Дома я посадила сына перед собой и честно всё ему рассказала. О том, что его признали дурачком, и что его нежелание отвечать на их простые вопросы сыграло с ним очень злую шутку. Я попросила у него помощи. Он нехотя согласился. Мы взяли десять разноцветных колпачков. И я на телефон сняла, как сын по моей просьбе даёт мне нужные цвета. И не только красный или зелёный, но и розовый с салатовым.
Семь вопросов и семь правильных ответов, без единой ошибки. Это уже ничего бы не изменило — но моя душа требовала справедливости
Талантливый педагог поджала губы: «И что вы хотите мне этим доказать?». Ничего… Уже ничего. Я ушла в дальнюю комнату, чтобы не слышать, что происходит в комнате сына. Я уже твёрдо решила для себя, что это последний наш день в школе. Осталось совсем немного, всего один час двадцать минут. Но голос нашей учительницы до меня долетал, и я с удивлением слышала, что она наконец-то стала общаться с сыном так, как я ей говорила на протяжении нескольких месяцев: чётко, без лишней информации и как с обычным здоровым ребёнком. Я слышала, что он написал ей и букву «А», и «О», и злосчастную «палочку с крышечкой», и вообще все буквы алфавита. Он решал примеры (да-да, на последнем уроке первого класса нам наконец-то задали примеры!) и показал «большой красный квадрат». Я никогда не слышала, чтобы она столько хвалила сына — за этот учебный день он получил больше похвал, чем за весь школьный год. Внутри я ликовала — наконец-то она поняла, что и как надо делать! Пусть поздно, но поняла. Но одна фраза из детской вернула меня с небес на землю: «Вот если бы ты каждый день так занимался!». Снова накрыла тоскливая безнадёжность. В голове промелькнула мысль: «Если бы вы так каждый день занимались!». Всё-таки это действительно наш последний день в школе — ведь дело не в ребёнке, а в системе.

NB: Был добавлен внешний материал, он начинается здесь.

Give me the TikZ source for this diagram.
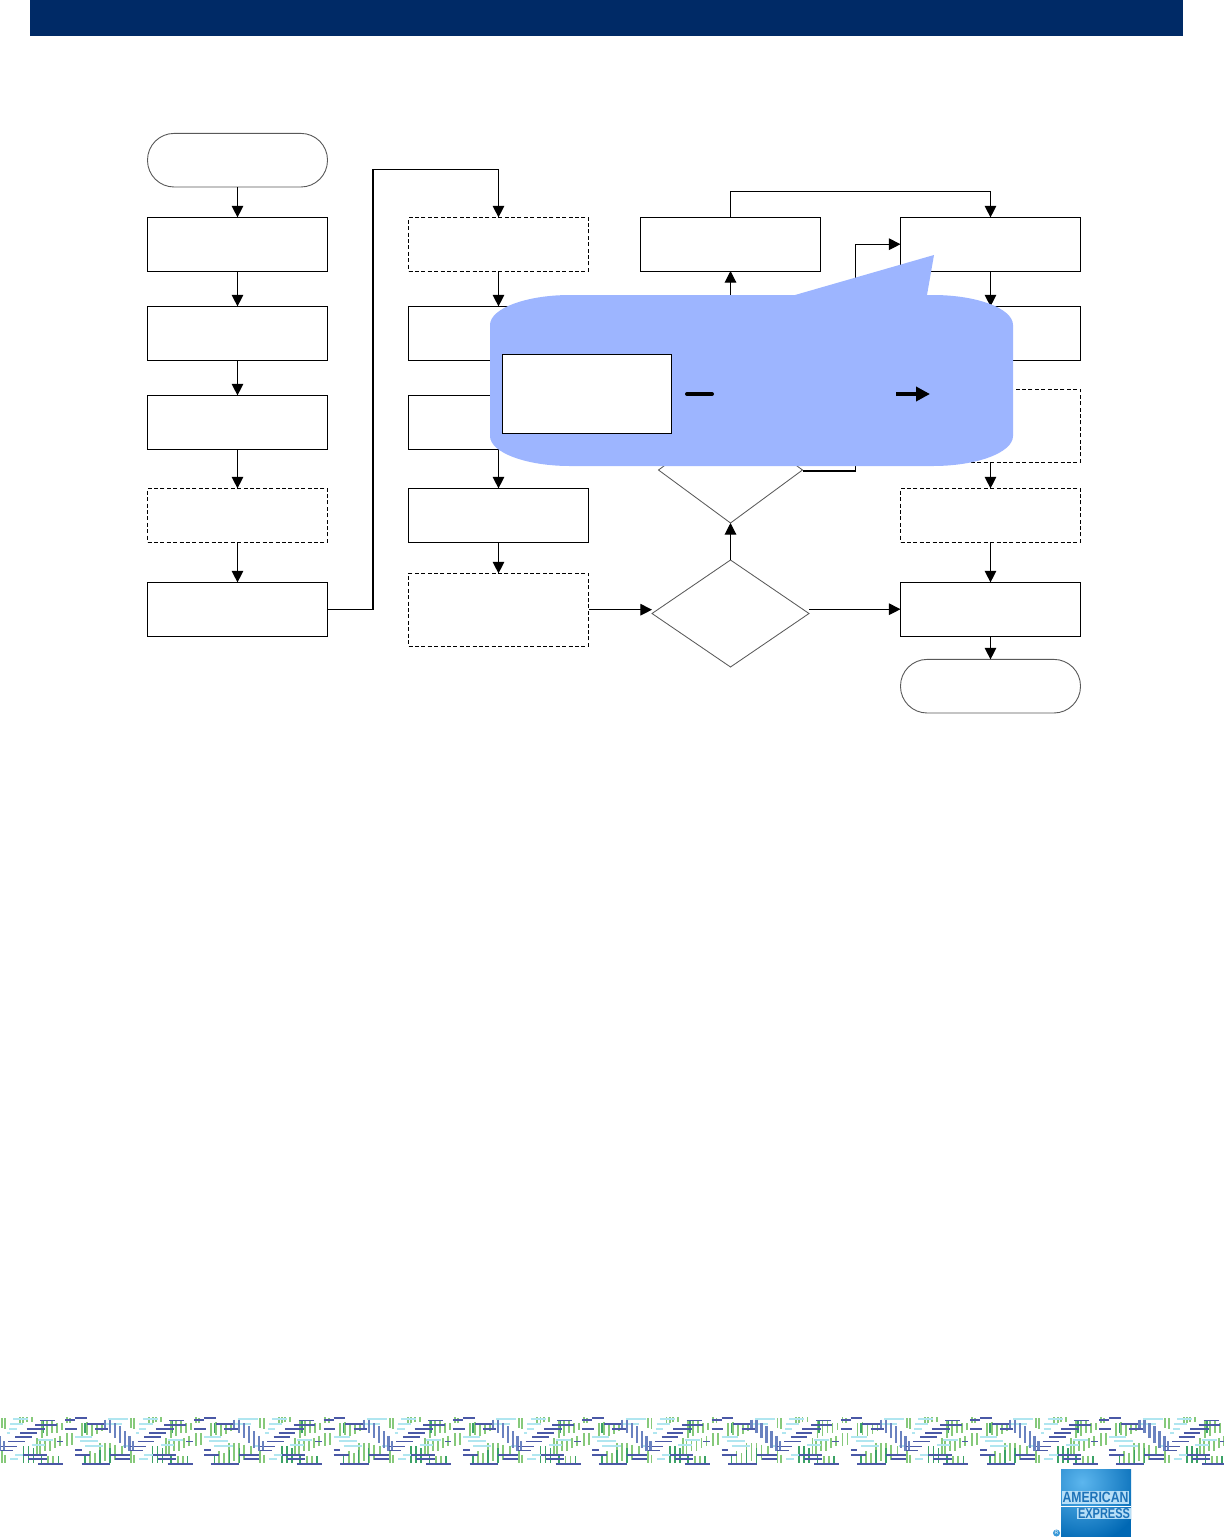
\documentclass[tikz,border=0pt]{standalone}
\usepackage{fontspec}
\usepackage{graphicx}
\setmainfont{Liberation Sans}
\usetikzlibrary{arrows.meta,shapes.geometric}
\definecolor{hdr}{HTML}{002A66}
\definecolor{callout}{HTML}{9DB5FF}
\definecolor{grA}{HTML}{86C97A}
\definecolor{grB}{HTML}{3BA266}
\definecolor{cyA}{HTML}{B0E6F0}
\definecolor{nvA}{HTML}{4A58A6}
\definecolor{blA}{HTML}{6A82C0}
\definecolor{lgA}{HTML}{5CB6EE}
\definecolor{lgB}{HTML}{0068B4}
\definecolor{lgT}{HTML}{1C72B8}
\tikzset{
  x=0.5pt,y=-0.5pt,
  flowbox/.style={draw=black,fill=white,line width=.48pt,minimum width=90pt,minimum height=26.8pt,inner sep=0pt,outer sep=0pt},
  dashbox/.style={flowbox,dash pattern=on 2pt off 1.2pt},
  termbox/.style={flowbox,draw=black!65,line width=.45pt,rounded corners=13.3pt},
  flowarrow/.style={draw=black,line width=.55pt,-{Triangle[length=5.8pt,width=5.8pt]}},
  diamondbox/.style={draw=black!65,line width=.42pt,fill=white,line join=miter},
  hg/.style={grA,line width=.95pt},
  hgd/.style={grB,line width=.8pt},
  hc/.style={cyA,line width=.95pt},
  hn/.style={nvA,line width=.85pt},
  hb/.style={blA,line width=1.1pt},
}
% one half of the strip's repeat; coordinates follow a 3x crop
\newcommand{\hv}[4]{\draw[#1] (#2/3,1413+#3/3) -- (#2/3,1413+#4/3);}
\newcommand{\hh}[4]{\draw[#1] (#2/3,1413+#4/3) -- (#3/3,1413+#4/3);}
\newcommand{\amxtileA}{%
  \foreach \a/\b/\c in {5/15/45,15/15/48,60/12/30,70/12/30,80/12/28,95/12/26,
    125/25/75,140/25/70,155/25/60,170/30/60,185/30/50,110/75/125,
    120/85/125,135/85/115,150/80/115,165/75/105,180/70/100,5/115/150,15/125/150,
    145/130/155,160/130/155}{\hv{hg}{\a}{\b}{\c}}
  \foreach \a/\b/\c in {70/100/150,85/100/150,100/105/150,125/130/155,175/130/155,130/25/60}{\hv{hgd}{\a}{\b}{\c}}
  \foreach \a/\b/\c in {40/85/18,30/70/32,28/50/47,115/160/82,95/135/97,45/70/125,30/55/138,20/30/60}{\hh{hc}{\a}{\b}{\c}}
  \foreach \a/\b/\c in {120/165/22,105/170/35,80/135/47,60/110/60,45/95/72,25/75/85,0/50/100,0/40/112,70/140/125,85/140/138,115/190/153,170/190/85}{\hh{hn}{\a}{\b}{\c}}
  \foreach \a/\b/\c in {0/70/115,12/85/110}{\hv{hb}{\a}{\b}{\c}}
}
\newcommand{\amxtileB}{%
  \foreach \a/\b/\c in {5/12/30,15/15/30,50/30/70,65/28/65,80/30/70,95/30/62,110/35/55,5/60/100,20/60/95,
    105/90/150,120/90/145,135/90/150,150/95/140,170/100/130,75/115/150,90/120/150}{\hv{hg}{\a}{\b}{\c}}
  \foreach \a/\b/\c in {60/30/60,105/110/150,135/105/150,60/130/153}{\hv{hgd}{\a}{\b}{\c}}
  \foreach \a/\b/\c in {130/190/18,110/170/32,30/80/72,45/100/85,60/115/100,175/198/100}{\hh{hc}{\a}{\b}{\c}}
  \foreach \a/\b/\c in {30/65/15,65/120/32,0/35/48,30/50/110,30/75/125,50/135/153,135/198/125,150/198/138,0/30/20,90/130/48}{\hh{hn}{\a}{\b}{\c}}
  \foreach \a/\b/\c in {120/20/45,135/20/60,150/30/75,165/40/90,180/55/105,195/70/115}{\hv{hb}{\a}{\b}{\c}}
}
\begin{document}
\begin{tikzpicture}
\useasboundingbox (0,0) rectangle (1224,1537);
\fill[hdr] (30,0) rectangle (1183,36);

% column 1
\node[termbox] (start) at (237.5,160.2) {};
\node[flowbox] (a1) at (237.5,244.2) {};
\node[flowbox] (a2) at (237.5,333.2) {};
\node[flowbox] (a3) at (237.5,422.2) {};
\node[dashbox] (a4) at (237.5,515.2) {};
\node[flowbox] (a5) at (237.5,609.2) {};
% column 2
\node[dashbox] (b1) at (498.5,244.2) {};
\node[flowbox] (b2) at (498.5,333.2) {};
\node[flowbox] (b3) at (498.5,422.2) {};
\node[flowbox] (b4) at (498.5,515.2) {};
\node[dashbox,minimum height=36.3pt] (b5) at (498.5,609.7) {};
% column 3
\node[flowbox] (c1) at (730.5,244.2) {};
\draw[diamondbox] (730.5,417) coordinate (upT) -- (802.5,470) coordinate (upR) -- (730.5,523) coordinate (upB) -- (658.5,470) coordinate (upL) -- cycle;
\node[draw=none,minimum width=78.5pt,minimum height=53.5pt,inner sep=0pt,outer sep=0pt] (dec) at (730.5,613.5) {};
\draw[diamondbox] (dec.north) -- (dec.east) -- (dec.south) -- (dec.west) -- cycle;
% column 4
\node[flowbox] (d1) at (990.5,244.2) {};
\node[flowbox] (d2) at (990.5,333.2) {};
\node[dashbox,minimum height=36.3pt] (d3) at (990.5,425.7) {};
\node[dashbox] (d4) at (990.5,515.2) {};
\node[flowbox] (d5) at (990.5,609.2) {};
\node[termbox] (stop) at (990.5,686.2) {};

% connectors
\draw[flowarrow] (start) -- (a1);
\draw[flowarrow] (a1) -- (a2);
\draw[flowarrow] (a2) -- (a3);
\draw[flowarrow] (a3) -- (a4);
\draw[flowarrow] (a4) -- (a5);
\coordinate (r1) at (373,609.2);
\coordinate (r2) at (373,169.5);
\draw[flowarrow] (a5.east) -- (r1) -- (r2) -| (b1.north);
\draw[flowarrow] (b1) -- (b2);
\draw[flowarrow] (b2) -- (b3);
\draw[flowarrow] (b3) -- (b4);
\draw[flowarrow] (b4) -- (b5);
\draw[flowarrow] (b5.east) -- (b5.east -| dec.west);
\draw[flowarrow] (dec.east |- d5.west) -- (d5.west);
\draw[flowarrow] (dec.north) -- (upB);
\draw[flowarrow] (upT) -- (c1.south);
\coordinate (t1) at (730.5,191.5);
\draw[flowarrow] (c1.north) -- (t1) -| (d1.north);
\coordinate (u1) at (855.5,471);
\draw[flowarrow] (upR |- u1) -- (u1) |- (d1.west);
\draw[flowarrow] (d1) -- (d2);
\draw[flowarrow] (d2) -- (d3);
\draw[flowarrow] (d3) -- (d4);
\draw[flowarrow] (d4) -- (d5);
\draw[flowarrow] (d5) -- (stop);

% callout
\fill[callout] (490,325) .. controls (490,308.5) and (526,295) .. (570,295)
  -- (795,295) -- (934,255) -- (927,295) -- (933,295)
  .. controls (977,295) and (1013,308.5) .. (1013,325)
  -- (1013,436) .. controls (1013,452.5) and (977,466) .. (933,466)
  -- (570,466) .. controls (526,466) and (490,452.5) .. (490,436) -- cycle;
\node[flowbox,minimum width=84.7pt,minimum height=39.7pt] (note) at (586.8,394) {};
\coordinate (m1) at (687,394);
\coordinate (m2) at (712,394);
\draw[black,line width=2pt,line cap=round] (m1) -- (m2);
\coordinate (m3) at (896,394);
\coordinate (m4) at (930,394);
\draw[black,line width=2pt,-{Triangle[length=7pt,width=7pt,sep=0pt]}] (m3) -- (m4);

% patterned strip
\begin{scope}
\clip (0,1415) rectangle (1224,1466);
\foreach \i in {0,...,9}{
  \begin{scope}[xshift=\i*64.65pt]\amxtileA\end{scope}
  \begin{scope}[xshift=\i*64.65pt+32.5pt]\amxtileB\end{scope}
}
\end{scope}

% logo
\begin{scope}
\clip (1061,1469) rectangle (1131,1537);
\fill[lgB] (1061,1469) rectangle (1131,1537);
\shade[inner color=lgA,outer color=lgB] (1082,1482) circle (62);
\fill[white] (1061,1505.5) rectangle (1131,1506.5);
\fill[white!55!lgA] (1062,1491) rectangle (1129,1503.5);
\fill[white!55!lgA] (1077,1507.5) rectangle (1131,1519);
\node[text=lgT,inner sep=0pt] (amer) at (1095.5,1497.3) {\resizebox{33pt}{5.2pt}{\textbf{AMERICAN}}};
\node[text=lgT,inner sep=0pt] (expr) at (1104,1513.3) {\resizebox{26pt}{5pt}{\textbf{EXPRESS}}};
\end{scope}
\fill[lgA!60!lgB] (1056.5,1533) circle (3.5);
\node[text=white,inner sep=0pt,font=\fontsize{2.6pt}{3pt}\selectfont] (reg) at (1056.5,1533) {R};
\end{tikzpicture}
\end{document}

Через неделю я забрала документы. В заявлении о причинах отказа от учёбы пришлось написать: «в связи с ухудшением состояния здоровья». Ну что ж… в этом была доля истины — наше эмоциональное здоровье действительно пострадало. Мы замечательно провели летние каникулы, а с сентября начали заново проходить программу первого класса. Сами. Я скачала из интернета учебники советской школы — по которым училась сама. Сын с энтузиазмом воспринял усложнение программы. Он с огромным удовольствием начал писать прописи, решать примеры и задачи. Всё по общей программе. К концу учебного года он писал достаточно красивым почерком письменными буквами целые сочинения, мы стали общаться с помощью переписки.
Сейчас он решает задачи и примеры в пределах ста. Читает книги и отвечает на вопросы по тексту. В общем, всё, как обычные дети. Только не говорит
Недавно мне пришло в голову спросить сына, какие у него впечатления остались от занятий со школьной учительницей. Он написал: «Учительница мне не нравилась, потому что мне мечталось учиться по-правильному: читать, писать, математику решать. А она учила меня ерунде всякой». Тогда я попросила его написать, что бы он хотел ей сказать. «Мне вы не понравились чисто по-человечески. Больше не приезжайте».